In 1726, Thomas Willcox, along with Thomas Brown, constructed a mill dam across Chester Creek. Soon afterward, a paper mill was built and in 1729 the first paper produced at the site was sold. Willcox learned paper making prior to coming to Pennsylvania and the arrangement was that he should receive three-fifths of the profit of the joint undertaking.

Brown and Willcox continued their partnership until 1732 when Willcox leased Brown's interest in the operation. In 1739, Willcox bought Brown out completely. Thomas Willcox passed the mill and property on to his son Mark.

The first output from Ivy Mills was pressboard and then printing paper. After 1775, the mill was devoted almost entirely to making government paper for the continental bills, loan certificates and bills of exchange. At the time of the revolution, the government depended entirely on Ivy Mills for paper for currency.

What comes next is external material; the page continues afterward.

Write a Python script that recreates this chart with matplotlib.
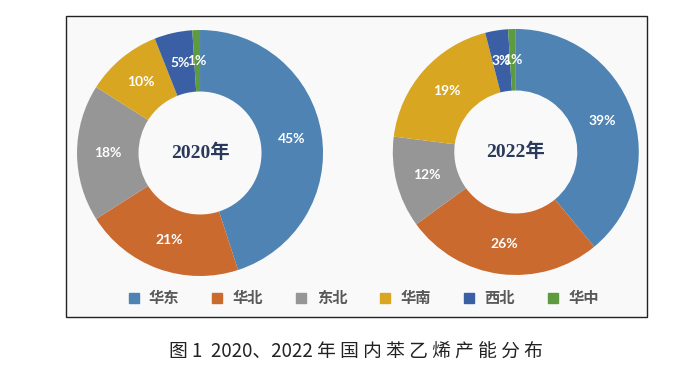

Thomas Willcox left the mill and property to his son Mark and to other Willcoxes until paper manufacturing at the mill ceased in 1886.

==Missionary Work==
Thomas Willcox and his family were of Roman Catholic faith and are believed to be the oldest Roman Catholic family in Pennsylvania.
The Willcox family opened their home as a regular stop to Jesuit priests traveling from Maryland to preach to Christians in Philadelphia. A mission chapel was established at Ivy Mills in 1730, making it the oldest Roman Catholic parish in Pennsylvania. In 1837, St. Mary's Chapel was built as part of the new Ivy Mills Mansion. Eventually the size of the congregation was sufficient to warrant the construction of a new church in 1852 named St. Thomas the Apostle Church a mile away in what would become the borough of Chester Heights.

==Personal life==
Willcox was originally from Exeter and emigrated to Concord Township with his wife Elizabeth (née Cole) in 1718. Thomas and Elizabeth Willcox had nine children, John, Anne, James, Elizabeth, Mary, Deborah, Thomas, Mark and Margaret.